Encapsulating Mn3O4 Nanorods in a Shell of SiO2 Nanobubbles for Confined Fenton-Type Catalysis.

Abstract

Core-shell structured nanomaterials with delicate architectures have attracted considerable attention for realizing multifunctional responses and harnessing multiple interfaces for enhanced functionalities. Here, we report a controllable synthesis of core-shell structured Mn3O4@SiO2NB nanomaterials consisting of Mn3O4 nanorods covered with a shell of SiO2 nanobubbles. A series of Mn3O4@SiO2NB catalysts with tunable secondary structures can be synthesized by simply tuning the feeding ratio and the modification conditions. The as-synthesized Mn3O4@SiO2NB catalysts exhibit excellent catalytic performance in the degradation of methylene blue (MB) because the Fenton-type reaction between Mn3O4 and H2O2 is confined in an MB-rich environment created by the SiO2 nanobubble shell.

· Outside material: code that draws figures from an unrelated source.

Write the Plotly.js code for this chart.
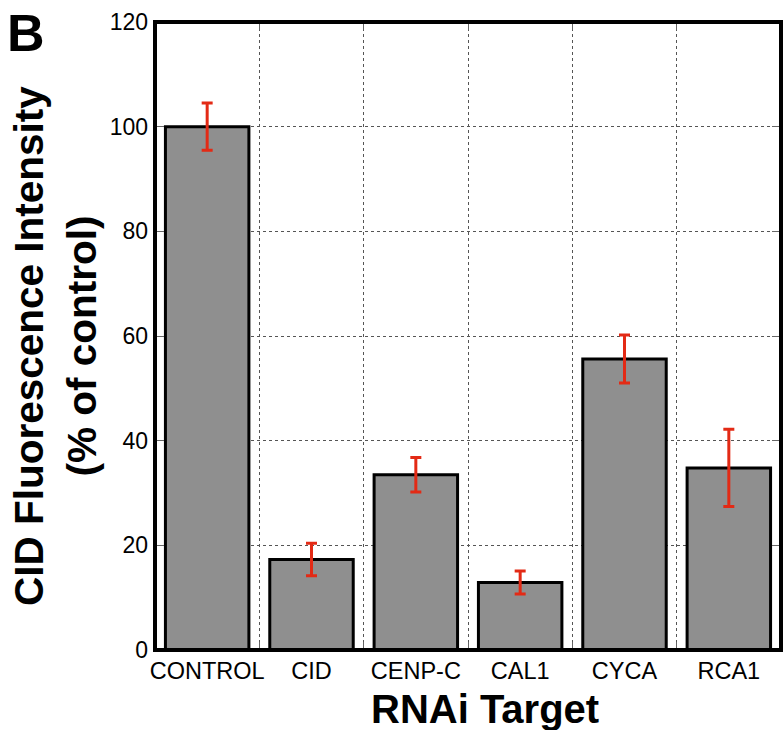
<!DOCTYPE html>
<html>
<head>
<meta charset="utf-8">
<script src="https://cdn.plot.ly/plotly-3.0.1.min.js"></script>
<style>html,body{margin:0;padding:0;background:#fff;}#chart{width:783px;height:730px;}</style>
</head>
<body>
<div id="chart"></div>
<script>
const categories = ["CONTROL", "CID", "CENP-C", "CAL1", "CYCA", "RCA1"];
const values = [100, 17.3, 33.5, 12.9, 55.6, 34.8];
const errors = [4.5, 3.1, 3.3, 2.2, 4.6, 7.4];
const yTicks = [0, 20, 40, 60, 80, 100, 120];

const FONT = "Liberation Sans, Arial, Helvetica, sans-serif";

const trace = {
  type: "bar",
  x: categories,
  y: values,
  marker: { color: "#8f8f8f", line: { color: "#000", width: 3 } },
  error_y: { type: "data", array: errors, visible: true, color: "#e32a15", thickness: 3, width: 5.5 },
  hoverinfo: "skip"
};

const layout = {
  width: 783, height: 730,
  margin: { l: 155, r: 2, t: 22, b: 80, pad: 0 },
  paper_bgcolor: "#fff", plot_bgcolor: "#fff",
  showlegend: false,
  bargap: 0.2,
  font: { family: FONT, color: "#000" },
  xaxis: {
    type: "category",
    tickson: "boundaries",
    tickangle: 0,
    ticks: "inside", ticklen: 8, tickcolor: "#666", tickwidth: 1,
    mirror: "all",
    showgrid: true, gridcolor: "#555", gridwidth: 1, griddash: "dot",
    showline: false, zeroline: false,
    tickfont: { family: FONT, size: 23.5, color: "#000" },
    ticklabelstandoff: 4,
    range: [-0.5, 5.5]
  },
  yaxis: {
    range: [0, 120],
    tickvals: yTicks,
    ticktext: yTicks.map(String),
    ticks: "inside", ticklen: 9, tickcolor: "#666", tickwidth: 1,
    mirror: "all",
    showgrid: true, gridcolor: "#555", gridwidth: 1, griddash: "dot",
    showline: false, zeroline: false,
    tickfont: { family: FONT, size: 23, color: "#000" },
    ticklabelstandoff: 6
  },
  shapes: [{
    type: "rect", xref: "paper", yref: "paper", x0: 0, x1: 1, y0: 0, y1: 1,
    line: { color: "#000", width: 4 }, layer: "above"
  }],
  annotations: [
    { text: "B", xref: "paper", yref: "paper", x: -0.206, y: 0.982, xanchor: "center", yanchor: "middle",
      showarrow: false, font: { family: FONT, size: 52, weight: "bold", color: "#000" } },
    { text: "RNAi Target", xref: "paper", yref: "paper", x: 0.527, y: 0, yshift: -59, xanchor: "center", yanchor: "middle",
      showarrow: false, font: { family: FONT, size: 40, weight: "bold", color: "#000" } },
    { text: "CID Fluorescence Intensity<br>(% of control)", xref: "paper", yref: "paper", x: 0, xshift: -100, y: 0.484,
      xanchor: "center", yanchor: "middle", textangle: -90, showarrow: false,
      font: { family: FONT, size: 40.5, weight: "bold", color: "#000" } }
  ]
};

Plotly.newPlot("chart", [trace], layout, { staticPlot: true, displayModeBar: false });
</script>
</body>
</html>
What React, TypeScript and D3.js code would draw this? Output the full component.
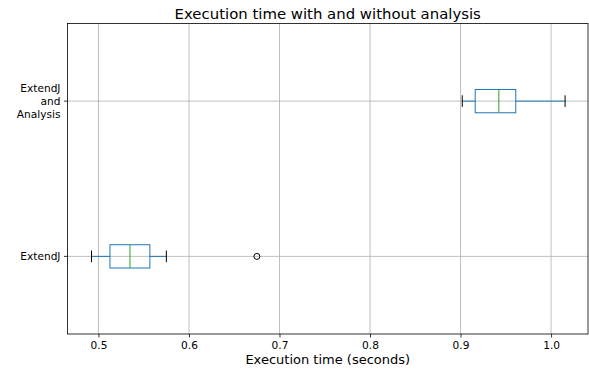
import * as d3 from "d3";
import { useEffect, useRef } from "react";

const categories = ["ExtendJ", "ExtendJ\nand\nAnalysis"];
const whiskerLow = [0.4923, 0.9019];
const q1 = [0.5127, 0.9162];
const median = [0.5348, 0.9423];
const q3 = [0.5568, 0.961];
const whiskerHigh = [0.575, 1.0155];
const outliers = [[0.675], []];
const xTicks = [0.5, 0.6, 0.7, 0.8, 0.9, 1.0];

const W = 589;
const H = 369;
const font = "DejaVu Sans, sans-serif";

export default function App() {
  const ref = useRef<SVGSVGElement>(null);

  useEffect(() => {
    if (!ref.current) return;
    const svg = d3.select(ref.current);
    svg.selectAll("*").remove();

    const margin = { top: 23.5, right: 1, bottom: 35, left: 67.5 };
    const x = d3.scaleLinear().domain([0.4658, 1.0408]).range([margin.left, W - margin.right]);
    const y = d3.scaleLinear().domain([0.5, 2.5]).range([H - margin.bottom, margin.top]);
    const boxH = y(0) - y(0.15);

    svg.append("rect").attr("width", W).attr("height", H).attr("fill", "#fff");

    // grid
    const grid = svg.append("g").attr("stroke", "#b0b0b0").attr("stroke-width", 0.8);
    grid.selectAll(".gx").data(xTicks).join("line")
      .attr("x1", d => x(d)).attr("x2", d => x(d))
      .attr("y1", margin.top).attr("y2", H - margin.bottom);
    grid.selectAll(".gy").data(categories).join("line")
      .attr("x1", margin.left).attr("x2", W - margin.right)
      .attr("y1", (_, i) => y(i + 1)).attr("y2", (_, i) => y(i + 1));

    // boxes
    const g = svg.append("g");
    categories.forEach((_, i) => {
      const cy = y(i + 1);
      g.append("line").attr("x1", x(whiskerLow[i])).attr("x2", x(q1[i])).attr("y1", cy).attr("y2", cy)
        .attr("stroke", "#1f77b4").attr("stroke-width", 1);
      g.append("line").attr("x1", x(q3[i])).attr("x2", x(whiskerHigh[i])).attr("y1", cy).attr("y2", cy)
        .attr("stroke", "#1f77b4").attr("stroke-width", 1);
      [whiskerLow[i], whiskerHigh[i]].forEach(v => {
        g.append("line").attr("x1", x(v)).attr("x2", x(v))
          .attr("y1", cy - boxH / 4).attr("y2", cy + boxH / 4)
          .attr("stroke", "#000").attr("stroke-width", 1);
      });
      g.append("rect").attr("x", x(q1[i])).attr("y", cy - boxH / 2)
        .attr("width", x(q3[i]) - x(q1[i])).attr("height", boxH)
        .attr("fill", "none").attr("stroke", "#1f77b4").attr("stroke-width", 1);
      g.append("line").attr("x1", x(median[i])).attr("x2", x(median[i]))
        .attr("y1", cy - boxH / 2).attr("y2", cy + boxH / 2)
        .attr("stroke", "#2ca02c").attr("stroke-width", 1);
      outliers[i].forEach(v => {
        g.append("circle").attr("cx", x(v)).attr("cy", cy).attr("r", 3)
          .attr("fill", "none").attr("stroke", "#000").attr("stroke-width", 1);
      });
    });

    // frame
    svg.append("rect").attr("x", margin.left).attr("y", margin.top)
      .attr("width", W - margin.right - margin.left).attr("height", H - margin.bottom - margin.top)
      .attr("fill", "none").attr("stroke", "#000").attr("stroke-width", 0.8);

    // x axis
    const xa = svg.append("g").attr("transform", `translate(0,${H - margin.bottom})`)
      .call(d3.axisBottom(x).tickValues(xTicks).tickSize(3.5).tickPadding(3.5).tickFormat(d3.format(".1f")));
    xa.select(".domain").remove();
    xa.selectAll("line").attr("stroke", "#000").attr("stroke-width", 0.8);
    xa.selectAll("text").attr("fill", "#000").attr("font-size", 10.6).attr("font-family", font);

    // y axis
    const ya = svg.append("g").attr("transform", `translate(${margin.left},0)`);
    categories.forEach((c, i) => {
      const cy = y(i + 1);
      ya.append("line").attr("x1", -3.5).attr("x2", 0).attr("y1", cy).attr("y2", cy)
        .attr("stroke", "#000").attr("stroke-width", 0.8);
      const lines = c.split("\n");
      const t = ya.append("text").attr("text-anchor", "end").attr("font-size", 10.6)
        .attr("font-family", font).attr("fill", "#000");
      lines.forEach((l, j) => {
        t.append("tspan").attr("x", -7).attr("y", cy + (j - (lines.length - 1) / 2) * 12.6 + 3.8).text(l);
      });
    });

    svg.append("text").attr("x", (margin.left + W - margin.right) / 2).attr("y", 18.5)
      .attr("text-anchor", "middle").attr("font-size", 14.9).attr("font-family", font)
      .attr("fill", "#000").text("Execution time with and without analysis");
    svg.append("text").attr("x", (margin.left + W - margin.right) / 2).attr("y", 364)
      .attr("text-anchor", "middle").attr("font-size", 13).attr("font-family", font)
      .attr("fill", "#000").text("Execution time (seconds)");
  }, []);

  return (
    <svg ref={ref} width={W} height={H}
      style={{ position: "absolute", left: 0, top: 0, display: "block" }} />
  );
}
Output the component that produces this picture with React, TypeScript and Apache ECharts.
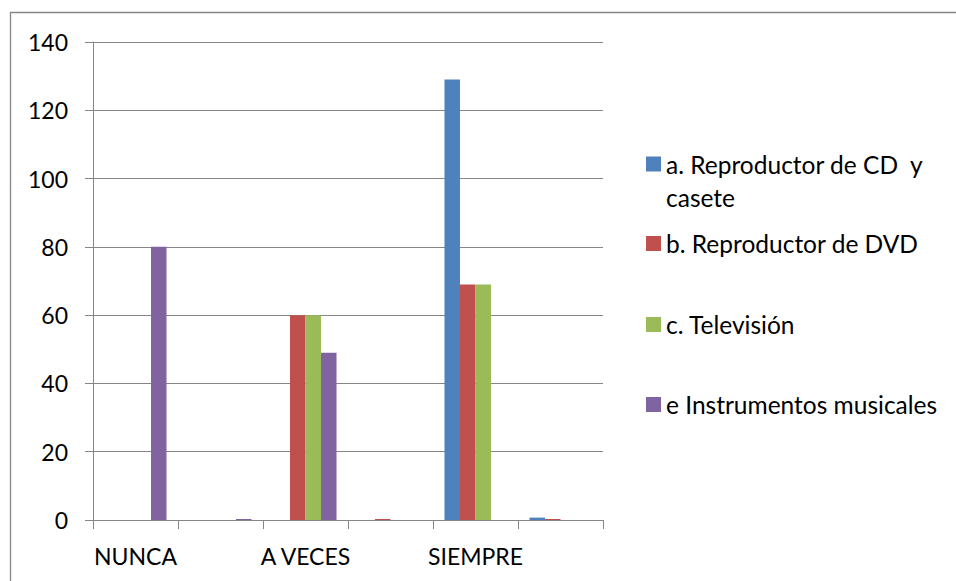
import React, { useEffect, useRef } from "react";
import * as echarts from "echarts";

const categories = ["NUNCA", "", "A VECES", "", "SIEMPRE", ""];
const seriesNames = [
  "a. Reproductor de CD  y casete",
  "b. Reproductor de DVD",
  "c. Televisión",
  "e Instrumentos musicales",
];
const cdCasete = [0, 0, 0, 0, 129, 0.7];
const dvd = [0, 0, 60, 0.3, 69, 0.3];
const television = [0, 0, 60, 0, 69, 0];
const instrumentos = [80, 0.3, 49, 0, 0, 0];
const yTicks = { min: 0, max: 140, interval: 20 };
const colors = ["#4F81BD", "#C0504D", "#9BBB59", "#8064A2"];

const FONT = "Lato";
const LEGEND_SIZE = 24.5;

export default function App() {
  const ref = useRef<HTMLDivElement>(null);
  useEffect(() => {
    if (!ref.current) return;
    const chart = echarts.init(ref.current, null, { renderer: "svg" });
    const values = [cdCasete, dvd, television, instrumentos];
    const legendCenters = [164, 243.5, 324.5, 404.5];
    const legendLabels = [
      "a. Reproductor de CD  y",
      "b. Reproductor de DVD",
      "c. Televisión",
      "e Instrumentos musicales",
    ];
    chart.setOption({
      animation: false,
      grid: { left: 93, right: 353, top: 42, bottom: 61, containLabel: false },
      xAxis: {
        type: "category",
        data: categories,
        axisLine: { lineStyle: { color: "#868686", width: 1 } },
        axisTick: { show: true, length: 9, lineStyle: { color: "#868686" }, alignWithLabel: false },
        axisLabel: { interval: 0, color: "#000", fontFamily: FONT, fontSize: 23, margin: 24 },
      },
      yAxis: {
        type: "value",
        min: yTicks.min,
        max: yTicks.max,
        interval: yTicks.interval,
        axisLine: { show: true, lineStyle: { color: "#868686", width: 1 } },
        axisTick: { show: true, length: 8, lineStyle: { color: "#868686" } },
        axisLabel: { color: "#000", fontFamily: FONT, fontSize: 23, margin: 25 },
        splitLine: { lineStyle: { color: "#868686", width: 1 } },
      },
      legend: legendLabels.map((lbl, i) => ({
        data: [seriesNames[i]],
        orient: "vertical",
        left: 646,
        top: legendCenters[i] - 13,
        padding: 0,
        icon: "rect",
        itemWidth: 15,
        itemHeight: 15,
        selectedMode: false,
        formatter: () => lbl,
        textStyle: { color: "#000", fontFamily: FONT, fontSize: LEGEND_SIZE, lineHeight: 26 },
      })),
      graphic: [
        {
          type: "rect",
          shape: { x: 10.5, y: 12.5, width: 2000, height: 2000 },
          style: { fill: "none", stroke: "#868686", lineWidth: 1.3 },
          silent: true,
        },
        {
          type: "text",
          x: 666,
          y: 197,
          style: {
            text: "casete",
            fill: "#000",
            font: `${LEGEND_SIZE}px ${FONT}`,
            textVerticalAlign: "middle",
          },
          silent: true,
        },
      ],
      series: seriesNames.map((name, i) => ({
        name,
        type: "bar",
        data: values[i],
        barGap: "0%",
        barCategoryGap: "27%",
        itemStyle: { color: colors[i] },
      })),
    });
    return () => chart.dispose();
  }, []);
  return (
    <div
      ref={ref}
      style={{ position: "fixed", left: 0, top: 0, width: 956, height: 581, background: "#fff" }}
    />
  );
}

The confined Fenton-type catalysis maximizes the contact of MB molecules with the reactive oxygen species and significantly promotes the degradation efficiency of MB. Under optimal conditions, Mn3O4@SiO2NB-0.4 can reach a degradation efficiency of 92% at room temperature and neutral pH within 12 min, which outperforms most reported Mn-based catalysts.